» **Given data**:
----

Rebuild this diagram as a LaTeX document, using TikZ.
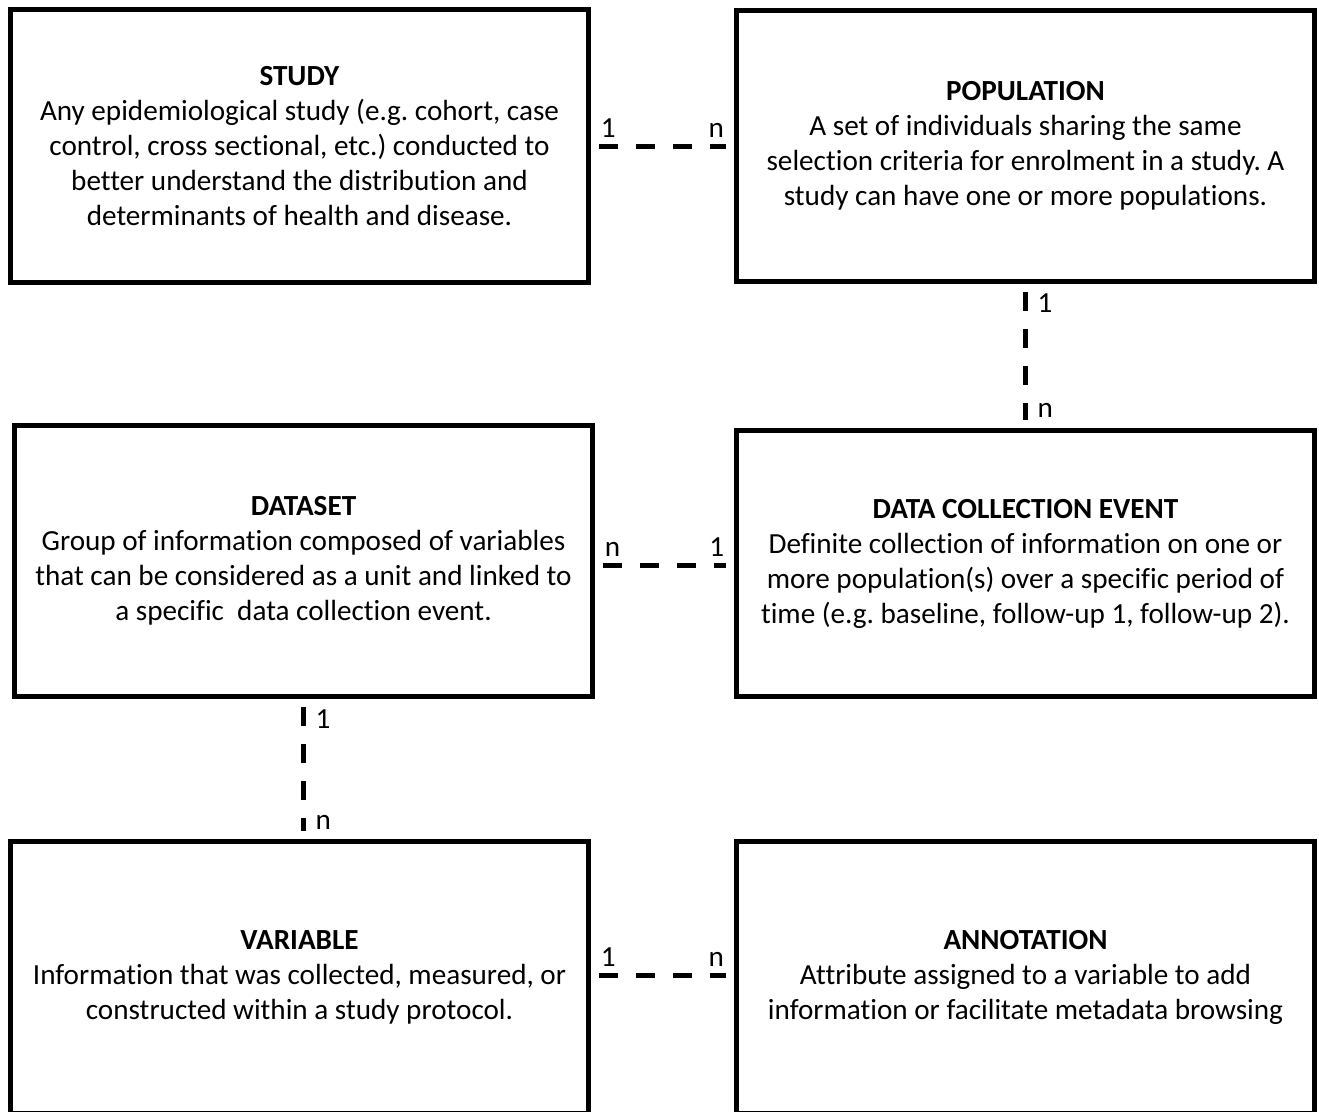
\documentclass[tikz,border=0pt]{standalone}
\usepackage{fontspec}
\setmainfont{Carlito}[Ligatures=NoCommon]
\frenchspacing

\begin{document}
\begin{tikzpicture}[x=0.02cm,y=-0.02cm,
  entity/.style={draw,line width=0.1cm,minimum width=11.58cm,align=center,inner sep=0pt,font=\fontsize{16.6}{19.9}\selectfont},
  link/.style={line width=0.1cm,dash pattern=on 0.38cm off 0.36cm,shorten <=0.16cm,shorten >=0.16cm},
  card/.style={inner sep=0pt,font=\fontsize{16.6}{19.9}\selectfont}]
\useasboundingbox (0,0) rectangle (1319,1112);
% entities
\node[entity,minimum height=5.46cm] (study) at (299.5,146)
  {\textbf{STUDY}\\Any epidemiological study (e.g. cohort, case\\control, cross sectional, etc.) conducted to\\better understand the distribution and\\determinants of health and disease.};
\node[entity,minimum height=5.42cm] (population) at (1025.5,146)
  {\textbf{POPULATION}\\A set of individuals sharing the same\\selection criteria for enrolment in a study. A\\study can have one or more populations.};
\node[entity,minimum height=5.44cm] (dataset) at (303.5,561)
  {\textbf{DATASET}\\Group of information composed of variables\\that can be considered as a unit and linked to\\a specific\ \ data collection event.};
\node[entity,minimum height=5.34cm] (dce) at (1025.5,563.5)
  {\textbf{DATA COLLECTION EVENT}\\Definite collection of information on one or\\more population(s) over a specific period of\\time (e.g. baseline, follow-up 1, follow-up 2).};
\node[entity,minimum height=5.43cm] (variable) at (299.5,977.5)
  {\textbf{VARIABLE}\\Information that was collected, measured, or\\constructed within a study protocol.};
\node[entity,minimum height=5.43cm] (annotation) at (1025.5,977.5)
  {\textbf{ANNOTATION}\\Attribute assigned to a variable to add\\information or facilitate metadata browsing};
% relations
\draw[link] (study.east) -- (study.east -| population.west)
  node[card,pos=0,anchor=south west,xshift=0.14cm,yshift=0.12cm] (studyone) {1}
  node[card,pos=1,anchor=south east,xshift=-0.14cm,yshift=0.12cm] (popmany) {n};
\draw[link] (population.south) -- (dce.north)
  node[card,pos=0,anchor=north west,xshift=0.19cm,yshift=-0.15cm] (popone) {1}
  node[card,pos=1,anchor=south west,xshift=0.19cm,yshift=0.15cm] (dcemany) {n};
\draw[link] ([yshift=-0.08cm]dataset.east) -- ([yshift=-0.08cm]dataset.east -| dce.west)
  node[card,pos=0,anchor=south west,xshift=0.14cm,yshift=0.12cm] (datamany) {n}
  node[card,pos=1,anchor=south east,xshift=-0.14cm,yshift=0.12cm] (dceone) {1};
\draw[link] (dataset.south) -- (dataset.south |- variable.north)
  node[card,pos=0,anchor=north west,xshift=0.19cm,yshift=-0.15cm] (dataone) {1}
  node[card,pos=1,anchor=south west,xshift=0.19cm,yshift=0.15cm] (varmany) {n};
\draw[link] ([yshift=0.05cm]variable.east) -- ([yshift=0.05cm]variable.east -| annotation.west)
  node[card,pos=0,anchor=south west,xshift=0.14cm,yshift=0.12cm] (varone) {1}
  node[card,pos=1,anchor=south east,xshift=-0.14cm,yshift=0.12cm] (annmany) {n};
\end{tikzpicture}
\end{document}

----

What is needed is an exact reproduction of the data, pictures excluded.

» **Written solution**:
Rebuild this diagram as a LaTeX document, using TikZ.
\documentclass[tikz,border=0pt]{standalone}
\usepackage{fontspec}
\setmainfont{Carlito}[Ligatures=NoCommon]
\frenchspacing

\begin{document}
\begin{tikzpicture}[x=0.02cm,y=-0.02cm,
  entity/.style={draw,line width=0.1cm,minimum width=11.58cm,align=center,inner sep=0pt,font=\fontsize{16.6}{19.9}\selectfont},
  link/.style={line width=0.1cm,dash pattern=on 0.38cm off 0.36cm,shorten <=0.16cm,shorten >=0.16cm},
  card/.style={inner sep=0pt,font=\fontsize{16.6}{19.9}\selectfont}]
\useasboundingbox (0,0) rectangle (1319,1112);
% entities
\node[entity,minimum height=5.46cm] (study) at (299.5,146)
  {\textbf{STUDY}\\Any epidemiological study (e.g. cohort, case\\control, cross sectional, etc.) conducted to\\better understand the distribution and\\determinants of health and disease.};
\node[entity,minimum height=5.42cm] (population) at (1025.5,146)
  {\textbf{POPULATION}\\A set of individuals sharing the same\\selection criteria for enrolment in a study. A\\study can have one or more populations.};
\node[entity,minimum height=5.44cm] (dataset) at (303.5,561)
  {\textbf{DATASET}\\Group of information composed of variables\\that can be considered as a unit and linked to\\a specific\ \ data collection event.};
\node[entity,minimum height=5.34cm] (dce) at (1025.5,563.5)
  {\textbf{DATA COLLECTION EVENT}\\Definite collection of information on one or\\more population(s) over a specific period of\\time (e.g. baseline, follow-up 1, follow-up 2).};
\node[entity,minimum height=5.43cm] (variable) at (299.5,977.5)
  {\textbf{VARIABLE}\\Information that was collected, measured, or\\constructed within a study protocol.};
\node[entity,minimum height=5.43cm] (annotation) at (1025.5,977.5)
  {\textbf{ANNOTATION}\\Attribute assigned to a variable to add\\information or facilitate metadata browsing};
% relations
\draw[link] (study.east) -- (study.east -| population.west)
  node[card,pos=0,anchor=south west,xshift=0.14cm,yshift=0.12cm] (studyone) {1}
  node[card,pos=1,anchor=south east,xshift=-0.14cm,yshift=0.12cm] (popmany) {n};
\draw[link] (population.south) -- (dce.north)
  node[card,pos=0,anchor=north west,xshift=0.19cm,yshift=-0.15cm] (popone) {1}
  node[card,pos=1,anchor=south west,xshift=0.19cm,yshift=0.15cm] (dcemany) {n};
\draw[link] ([yshift=-0.08cm]dataset.east) -- ([yshift=-0.08cm]dataset.east -| dce.west)
  node[card,pos=0,anchor=south west,xshift=0.14cm,yshift=0.12cm] (datamany) {n}
  node[card,pos=1,anchor=south east,xshift=-0.14cm,yshift=0.12cm] (dceone) {1};
\draw[link] (dataset.south) -- (dataset.south |- variable.north)
  node[card,pos=0,anchor=north west,xshift=0.19cm,yshift=-0.15cm] (dataone) {1}
  node[card,pos=1,anchor=south west,xshift=0.19cm,yshift=0.15cm] (varmany) {n};
\draw[link] ([yshift=0.05cm]variable.east) -- ([yshift=0.05cm]variable.east -| annotation.west)
  node[card,pos=0,anchor=south west,xshift=0.14cm,yshift=0.12cm] (varone) {1}
  node[card,pos=1,anchor=south east,xshift=-0.14cm,yshift=0.12cm] (annmany) {n};
\end{tikzpicture}
\end{document}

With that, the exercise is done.